Exercise directions: Give again exactly the lines that run from the start of the records to the line holding "ax = fig.add_axes([62", both ends counted. Do not include the pictures.

(Records excerpted from a collection)
— start —

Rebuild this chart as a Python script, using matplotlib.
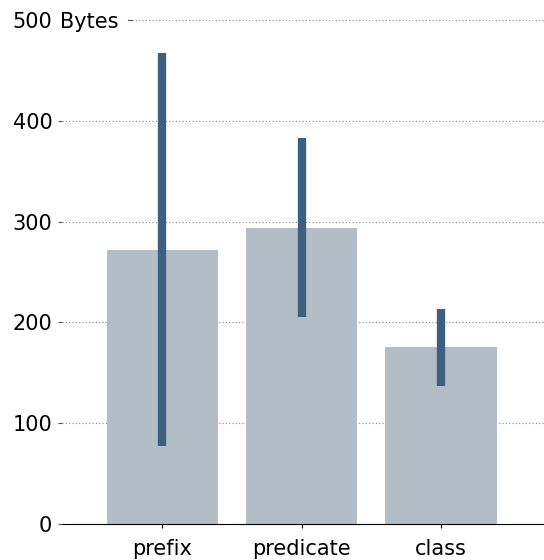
import matplotlib
matplotlib.use("Agg")
import matplotlib.pyplot as plt
import numpy as np

categories = ["prefix", "predicate", "class"]
mean_bytes = [272, 294, 176]
low_bytes = [77, 205, 137]
high_bytes = [467, 383, 213]
y_ticks = [0, 100, 200, 300, 400, 500]
y_tick_labels = ["0", "100", "200", "300", "400", "500"]
unit_label = "Bytes"

W, H = 544, 560
fig = plt.figure(figsize=(W / 100, H / 100), dpi=100)
ax = fig.add_axes([62 / W, 36 / H, (W - 62) / W, (524 - 20) / H])

x = np.arange(len(categories))
ax.bar(x, mean_bytes, width=0.8, color="#b3bdc6", zorder=2)
ax.vlines(x, low_bytes, high_bytes, color="#3e6080", linewidth=6, zorder=3)

ax.set_xlim(-0.72, 2.74)
ax.set_ylim(0, 500)
ax.set_xticks(x)
ax.set_xticklabels(categories, fontsize=15)
ax.set_yticks(y_ticks)
ax.set_yticklabels(y_tick_labels, fontsize=15)
ax.yaxis.grid(True, linestyle=(0, (1, 2)), color="#888888", linewidth=0.8, zorder=0)
ax.set_axisbelow(True)
for side in ["left", "right", "top"]:
    ax.spines[side].set_visible(False)
ax.spines["bottom"].set_color("black")
ax.tick_params(axis="y", length=3, pad=4, color="#555555")
ax.tick_params(axis="x", length=3, pad=8)

# unit appended to the top tick label, masking the start of its grid line
top_y = 1 - 20 / H
mask = plt.Rectangle((56 / W, top_y - 12 / H), 71 / W, 24 / H, transform=fig.transFigure,
                     facecolor="white", edgecolor="none", zorder=4)
fig.add_artist(mask)
fig.text(60 / W, top_y, unit_label, fontsize=15, ha="left", va="center_baseline", zorder=6)
fig.add_artist(plt.Line2D([128 / W, 132 / W], [top_y, top_y], transform=fig.transFigure,
                          color="#555555", linewidth=0.8, zorder=6))

fig.savefig("out.png", dpi=100)
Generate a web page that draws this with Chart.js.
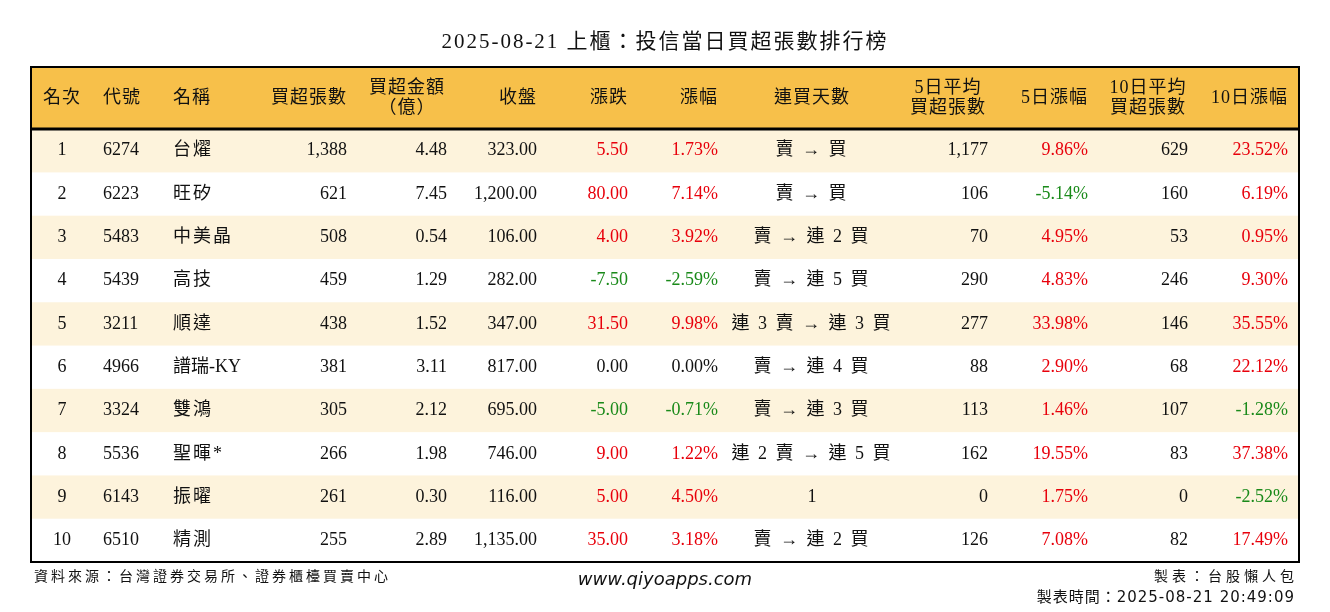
<!DOCTYPE html>
<html>
<head>
<meta charset="utf-8">
<script src="https://cdn.jsdelivr.net/npm/chart.js@4"></script>
<style>
  html, body { margin: 0; padding: 0; background: #fff; }
  #wrap { width: 1330px; height: 612px; position: relative; }
</style>
</head>
<body>
<div id="wrap"><canvas id="tbl"></canvas></div>
<script>
// 表データ
const headers = ['名次', '代號', '名稱', '買超張數', '買超金額\n（億）', '收盤', '漲跌', '漲幅', '連買天數', '5日平均\n買超張數', '5日漲幅', '10日平均\n買超張數', '10日漲幅'];
const ranks = [1, 2, 3, 4, 5, 6, 7, 8, 9, 10];
const codes = ['6274', '6223', '5483', '5439', '3211', '4966', '3324', '5536', '6143', '6510'];
const names = ['台燿', '旺矽', '中美晶', '高技', '順達', '譜瑞-KY', '雙鴻', '聖暉*', '振曜', '精測'];
const netBuy = [1388, 621, 508, 459, 438, 381, 305, 266, 261, 255];
const amount = [4.48, 7.45, 0.54, 1.29, 1.52, 3.11, 2.12, 1.98, 0.30, 2.89];
const closePrice = [323.00, 1200.00, 106.00, 282.00, 347.00, 817.00, 695.00, 746.00, 116.00, 1135.00];
const change = [5.50, 80.00, 4.00, -7.50, 31.50, 0.00, -5.00, 9.00, 5.00, 35.00];
const changePct = [1.73, 7.14, 3.92, -2.59, 9.98, 0.00, -0.71, 1.22, 4.50, 3.18];
const streak = ['賣 → 買', '賣 → 買', '賣 → 連 2 買', '賣 → 連 5 買', '連 3 賣 → 連 3 買', '賣 → 連 4 買', '賣 → 連 3 買', '連 2 賣 → 連 5 買', '1', '賣 → 連 2 買'];
const avg5 = [1177, 106, 70, 290, 277, 88, 113, 162, 0, 126];
const pct5 = [9.86, -5.14, 4.95, 4.83, 33.98, 2.90, 1.46, 19.55, 1.75, 7.08];
const avg10 = [629, 160, 53, 246, 146, 68, 107, 83, 0, 82];
const pct10 = [23.52, 6.19, 0.95, 9.30, 35.55, 22.12, -1.28, 37.38, -2.52, 17.49];

// 列の位置（x）と揃え
const cols = [
    { x: 62, align: 'center' }, { x: 103, align: 'left' }, { x: 173, align: 'left' },
    { x: 347, align: 'right' }, { x: 447, align: 'right' }, { x: 537, align: 'right' },
    { x: 628, align: 'right' }, { x: 718, align: 'right' }, { x: 812, align: 'center' },
    { x: 988, align: 'right' }, { x: 1088, align: 'right' }, { x: 1188, align: 'right' },
    { x: 1288, align: 'right' }
];

const RED = '#e8000b', GREEN = '#1a8a1a', INK = '#111';
const FONT = '"Liberation Serif", "Noto Sans CJK TC", serif';
const HEADER_ROWS = 1.435;

function fmtInt(v) { return v.toLocaleString('en-US'); }
function signColor(v) { return v > 0 ? RED : (v < 0 ? GREEN : INK); }
function hasCJK(s) { return /[\u3000-\u9fff\uff00-\uffef]/.test(s); }

function rowCells(i) {
    return [
        [String(ranks[i]), INK], [codes[i], INK], [names[i], INK],
        [fmtInt(netBuy[i]), INK], [amount[i].toFixed(2), INK],
        [closePrice[i].toLocaleString('en-US', { minimumFractionDigits: 2 }), INK],
        [change[i].toFixed(2), signColor(change[i])],
        [changePct[i].toFixed(2) + '%', signColor(changePct[i])],
        [streak[i], INK],
        [fmtInt(avg5[i]), INK], [pct5[i].toFixed(2) + '%', signColor(pct5[i])],
        [fmtInt(avg10[i]), INK], [pct10[i].toFixed(2) + '%', signColor(pct10[i])]
    ];
}

// 表を描くプラグイン
const tablePlugin = {
    id: 'tablePlugin',
    beforeDatasetsDraw(chart) {
        const { ctx, chartArea: a, scales: { x, y } } = chart;
        ctx.save();
        // 見出し
        ctx.fillStyle = '#f7c04a';
        ctx.fillRect(a.left, y.getPixelForValue(-HEADER_ROWS), a.width, y.getPixelForValue(0) - y.getPixelForValue(-HEADER_ROWS));
        // 縞模様
        ranks.forEach((r, i) => {
            if (i % 2 === 0) {
                ctx.fillStyle = '#fdf3dc';
                ctx.fillRect(a.left, y.getPixelForValue(i), a.width, y.getPixelForValue(i + 1) - y.getPixelForValue(i));
            }
        });
        ctx.textBaseline = 'middle';
        ctx.font = '18px ' + FONT;
        const hy = y.getPixelForValue(-HEADER_ROWS / 2);
        ctx.letterSpacing = '1px';
        headers.forEach((h, c) => {
            ctx.fillStyle = INK;
            const lines = h.split('\n');
            ctx.textAlign = cols[c].align === 'right' && lines.length > 1 ? 'center' : cols[c].align;
            lines.forEach((ln, k) => {
                let px = x.getPixelForValue(cols[c].x);
                if (lines.length > 1) px -= 40;
                const py = hy + (k - (lines.length - 1) / 2) * 20;
                ctx.fillText(ln, px, py);
            });
        });
        ranks.forEach((r, i) => {
            const py = y.getPixelForValue(i + 0.5);
            rowCells(i).forEach(([t, color], c) => {
                ctx.fillStyle = color;
                ctx.textAlign = cols[c].align;
                ctx.letterSpacing = hasCJK(t) && !/[A-Z]/.test(t) ? '2px' : '0px';
                ctx.fillText(t, x.getPixelForValue(cols[c].x), py);
            });
        });
        // 枠線
        ctx.strokeStyle = '#000';
        ctx.lineWidth = 3;
        ctx.beginPath();
        ctx.moveTo(a.left, y.getPixelForValue(0));
        ctx.lineTo(a.right, y.getPixelForValue(0));
        ctx.stroke();
        ctx.lineWidth = 2;
        ctx.strokeRect(a.left, a.top, a.width, a.height);
        // タイトルとフッター
        ctx.fillStyle = INK;
        ctx.textAlign = 'center';
        ctx.font = '21px ' + FONT;
        ctx.letterSpacing = '2px';
        ctx.fillText('2025-08-21 上櫃：投信當日買超張數排行榜', 665, 42);
        ctx.font = '14px "Liberation Serif", "Noto Sans CJK TC"';
        ctx.letterSpacing = '3px';
        ctx.textAlign = 'left';
        ctx.fillText('資料來源：台灣證券交易所、證券櫃檯買賣中心', 34, 577);
        ctx.textAlign = 'right';
        ctx.letterSpacing = '4px';
        ctx.fillText('製表：台股懶人包', 1298, 577);
        ctx.font = '15px "DejaVu Sans", "Noto Sans CJK TC"';
        ctx.letterSpacing = '1px';
        ctx.fillText('製表時間：2025-08-21 20:49:09', 1295, 598);
        ctx.letterSpacing = '0px';
        ctx.textAlign = 'center';
        ctx.font = 'italic 18px "DejaVu Sans"';
        ctx.fillText('www.qiyoapps.com', 665, 580);
        ctx.restore();
    }
};

Chart.defaults.animation = false;
new Chart(document.getElementById('tbl'), {
    type: 'scatter',
    data: { datasets: [{ data: ranks.map((r, i) => ({ x: cols[0].x, y: i + 0.5 })), pointRadius: 0 }] },
    options: {
        responsive: true,
        maintainAspectRatio: false,
        layout: { padding: { left: 31, right: 31, top: 67, bottom: 50 } },
        plugins: { legend: { display: false }, tooltip: { enabled: false } },
        scales: {
            x: { type: 'linear', min: 31, max: 1299, display: false },
            y: { type: 'linear', min: -HEADER_ROWS, max: 10, reverse: true, display: false }
        }
    },
    plugins: [tablePlugin]
});
</script>
</body>
</html>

— end —

Solution to the exercise:
Rebuild this chart as a Python script, using matplotlib.
import matplotlib
matplotlib.use("Agg")
import matplotlib.pyplot as plt
import numpy as np

categories = ["prefix", "predicate", "class"]
mean_bytes = [272, 294, 176]
low_bytes = [77, 205, 137]
high_bytes = [467, 383, 213]
y_ticks = [0, 100, 200, 300, 400, 500]
y_tick_labels = ["0", "100", "200", "300", "400", "500"]
unit_label = "Bytes"

W, H = 544, 560
fig = plt.figure(figsize=(W / 100, H / 100), dpi=100)
ax = fig.add_axes([62 / W, 36 / H, (W - 62) / W, (524 - 20) / H])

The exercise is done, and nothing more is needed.